Soon after, he set up an informal research team of WFP staff and gaming experts to analyze past efforts and chart a new course. Their goal was to answer a critical question: "How can we meaningfully leverage gaming to fight hunger?" Through this process, the team developed a roadmap that would make the case for gaming and show a practical way forward. Darko pitched the idea to multiple directors, emphasizing its capacity to generate lasting impact. The road was long and anything but easy but, "It came at the right moment in time," he recalls. "People recognized the potential." 

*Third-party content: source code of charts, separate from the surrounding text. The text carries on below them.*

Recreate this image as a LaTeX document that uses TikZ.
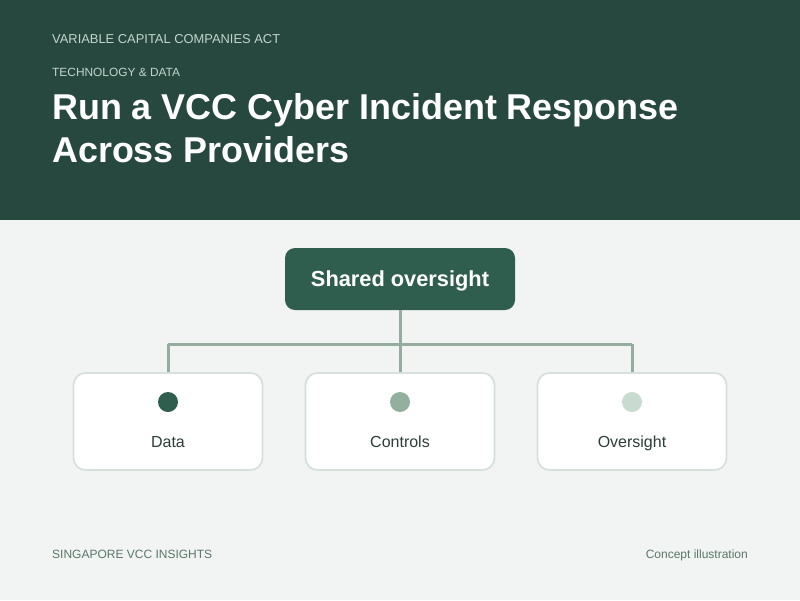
\documentclass[tikz,border=0pt]{standalone}
\usepackage{fontspec}
\setmainfont{Liberation Sans}
\definecolor{hdrbg}{HTML}{26483F}
\definecolor{pagebg}{HTML}{F1F4F2}
\definecolor{topbox}{HTML}{2F5E4F}
\definecolor{linkc}{HTML}{94AD9F}
\definecolor{boxbd}{HTML}{D6E1DB}
\definecolor{dotA}{HTML}{2F5E4F}
\definecolor{dotB}{HTML}{93B09F}
\definecolor{dotC}{HTML}{C9DBD0}
\definecolor{hdrtxt}{HTML}{C3D5CB}
\definecolor{lbltxt}{HTML}{2C3E37}
\definecolor{foottxt}{HTML}{5B7669}
\tikzset{
  card/.style={draw=boxbd, line width=1.8pt, fill=white, rounded corners=12pt, minimum width=189pt, minimum height=97pt, inner sep=0pt},
  rootbox/.style={fill=topbox, rounded corners=10pt, minimum width=230pt, minimum height=62pt, inner sep=0pt, text height=15.6pt, text depth=0pt, text=white, font=\fontsize{21.8}{26}\selectfont\bfseries},
  link/.style={draw=linkc, line width=3pt},
  dotnode/.style={circle, minimum size=20pt, inner sep=0pt},
  cardlabel/.style={text=lbltxt, font=\fontsize{16}{19}\selectfont, anchor=base},
  small/.style={text=hdrtxt, anchor=base west, inner sep=0pt},
  foot/.style={text=foottxt, font=\fontsize{12}{14}\selectfont, inner sep=0pt}
}
\begin{document}
\begin{tikzpicture}[x=1pt, y=-1pt]
\useasboundingbox (0,0) rectangle (800,600);
\fill[pagebg] (0,0) rectangle (800,600);
\fill[hdrbg] (0,0) rectangle (800,220);
\node[small, font=\fontsize{12.9}{15}\selectfont] (act) at (52,43) {VARIABLE CAPITAL COMPANIES ACT};
\node[small, font=\fontsize{11.9}{14}\selectfont] (topic) at (52,76) {TECHNOLOGY \& DATA};
\node[anchor=base west, inner sep=0pt, text=white, font=\fontsize{35.9}{42}\selectfont\bfseries] (t1) at (52,119) {Run a VCC Cyber Incident Response};
\node[anchor=base west, inner sep=0pt, text=white, font=\fontsize{35.9}{42}\selectfont\bfseries] (t2) at (52,162) {Across Providers};
% root
\node[rootbox] (root) at (400,279) {Shared oversight};
% cards
\node[card] (c1) at (168,421.5) {};
\node[card] (c2) at (400,421.5) {};
\node[card] (c3) at (632,421.5) {};
\coordinate (j) at (400,344);
\coordinate (j1) at (168,344);
\coordinate (j3) at (632,344);
\draw[link] (root.south) -- (j);
\draw[link] (j1) -- (j3);
\draw[link] (j1) -- (c1.north);
\draw[link] (j) -- (c2.north);
\draw[link] (j3) -- (c3.north);
\node[dotnode, fill=dotA] (d1) at (168,402) {};
\node[dotnode, fill=dotB] (d2) at (400,402) {};
\node[dotnode, fill=dotC] (d3) at (632,402) {};
\node[cardlabel] (l1) at (168,447) {Data};
\node[cardlabel] (l2) at (400,447) {Controls};
\node[cardlabel] (l3) at (632,447) {Oversight};
\node[foot, anchor=base west] (f1) at (52,558) {SINGAPORE VCC INSIGHTS};
\node[foot, anchor=base east] (f2) at (748,558) {Concept illustration};
\end{tikzpicture}
\end{document}
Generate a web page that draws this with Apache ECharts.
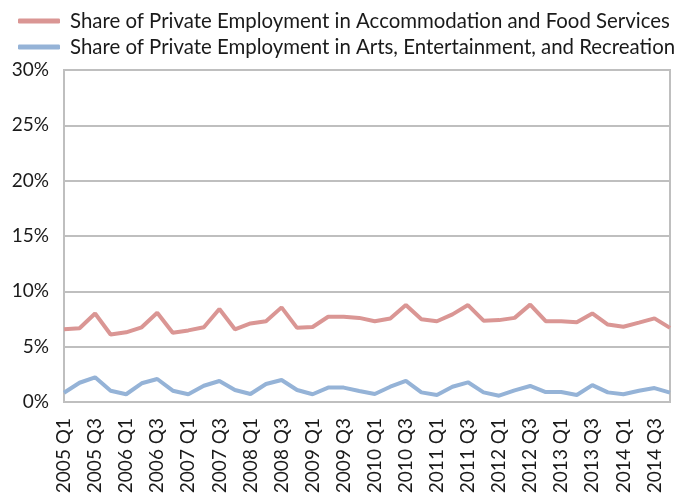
<!DOCTYPE html>
<html>
<head>
<meta charset="utf-8">
<script src="https://cdn.jsdelivr.net/npm/echarts@6/dist/echarts.min.js"></script>
<style>
  html, body { margin: 0; padding: 0; background: #fff; }
  #chart { width: 681px; height: 497px; }
</style>
</head>
<body>
<div id="chart"></div>
<script>
// Quarterly categories, 2005 Q1 .. 2014 Q4
const years = [2005, 2006, 2007, 2008, 2009, 2010, 2011, 2012, 2013, 2014];
const quarters = ['Q1', 'Q2', 'Q3', 'Q4'];
const categories = [];
years.forEach(y => quarters.forEach(q => categories.push(y + ' ' + q)));

// Share of private employment (%)
const accommodationFood = [
  6.57, 6.66, 8.0, 6.1, 6.3, 6.75, 8.07, 6.26, 6.47, 6.75,
  8.4, 6.57, 7.1, 7.3, 8.55, 6.7, 6.78, 7.7, 7.7, 7.6,
  7.3, 7.55, 8.76, 7.47, 7.3, 7.92, 8.76, 7.35, 7.4, 7.6,
  8.8, 7.3, 7.3, 7.2, 8.0, 7.0, 6.8, 7.17, 7.56, 6.7
];
const artsEntertainment = [
  0.84, 1.74, 2.23, 1.02, 0.7, 1.69, 2.08, 1.02, 0.7, 1.47,
  1.9, 1.08, 0.72, 1.63, 1.99, 1.08, 0.7, 1.3, 1.3, 1.0,
  0.72, 1.38, 1.9, 0.87, 0.63, 1.38, 1.78, 0.87, 0.57, 1.05,
  1.45, 0.9, 0.9, 0.63, 1.53, 0.87, 0.7, 1.02, 1.26, 0.84
];

const seriesNames = [
  'Share of Private Employment in Accommodation and Food Services',
  'Share of Private Employment in Arts, Entertainment, and Recreation'
];
const yTicks = { min: 0, max: 30, interval: 5 };

const font = 'Lato, "Open Sans", sans-serif';
const textColor = '#1a1a1a';
const chart = echarts.init(document.getElementById('chart'));
chart.setOption({
  animation: false,
  textStyle: { fontFamily: font },
  legend: {
    orient: 'vertical',
    left: 13,
    top: 6,
    itemWidth: 42,
    itemHeight: 5,
    itemGap: 6,
    icon: 'roundRect',
    textStyle: {
      fontSize: 20.4, lineHeight: 20, color: textColor, fontFamily: font,
      padding: [0, 0, 0, 5]
    },
    data: seriesNames
  },
  grid: {
    left: 64, right: 11, top: 70, bottom: 95,
    show: true, borderColor: '#bfbfbf', borderWidth: 2,
    containLabel: false
  },
  xAxis: {
    type: 'category',
    data: categories,
    boundaryGap: false,
    axisLine: { lineStyle: { color: '#bfbfbf', width: 2 } },
    axisTick: { show: false },
    axisLabel: {
      rotate: 90, interval: 1, fontSize: 19, color: textColor,
      fontFamily: font, margin: 16
    }
  },
  yAxis: {
    type: 'value',
    min: yTicks.min, max: yTicks.max, interval: yTicks.interval,
    axisLine: { show: true, lineStyle: { color: '#bfbfbf', width: 2 } },
    axisTick: { show: false },
    splitLine: { lineStyle: { color: '#bfbfbf', width: 2 } },
    axisLabel: {
      formatter: v => v + '%', fontSize: 19, color: textColor,
      fontFamily: font, margin: 15
    }
  },
  series: [
    {
      name: seriesNames[0], type: 'line', data: accommodationFood,
      symbol: 'none', lineStyle: { color: '#da9694', width: 4 },
      itemStyle: { color: '#da9694' }
    },
    {
      name: seriesNames[1], type: 'line', data: artsEntertainment,
      symbol: 'none', lineStyle: { color: '#95b3d7', width: 4 },
      itemStyle: { color: '#95b3d7' }
    }
  ]
});
</script>
</body>
</html>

Now serving as WFP's Business Development Consultant for Gaming, Darko works to build partnerships across the gaming ecosystem, leveraging the medium to raise funds, tell WFP's story, and strengthen its capacity to deliver on a Zero Hunger world. "My job is to develop meaningful opportunities with the gaming industry, to link them to the Zero Hunger cause, and make a tangible impact in people’s lives," he explains. Through the "Outplay Hunger" initiative, Darko demonstrates how creativity, technology, and cross-sector partnerships can address global challenges.


UNSA as a global player


Darko also believes that within 5-10 years, UNSA can become a global player among youth-led organizations and that it doesn’t have to limit its presence and offering to Maastricht. "Building the brand is crucial," he says, comparing it to his work with Outplay Hunger. "In today’s world, we need to think big, scale up, and focus on impact. And multilateral institutions need all the help they can get. There’s no greater motivation than our shared responsibility for this one planet and humankind.”


Conclusion


Darko’s journey from founding UNSA to pioneering initiatives at WFP shows the power of vision, purpose, and collaboration. His story is a testament to thinking big, embracing failure, and building opportunities for others—the very principles at the heart of UNSA. “If you want to be effective at work, if you want to be an effective communicator, team player, leader, you better go through the UNSA program in one form or the other, because then you'll be more ready for a complex world of tomorrow”. UNSA is a great place to start,” he concludes.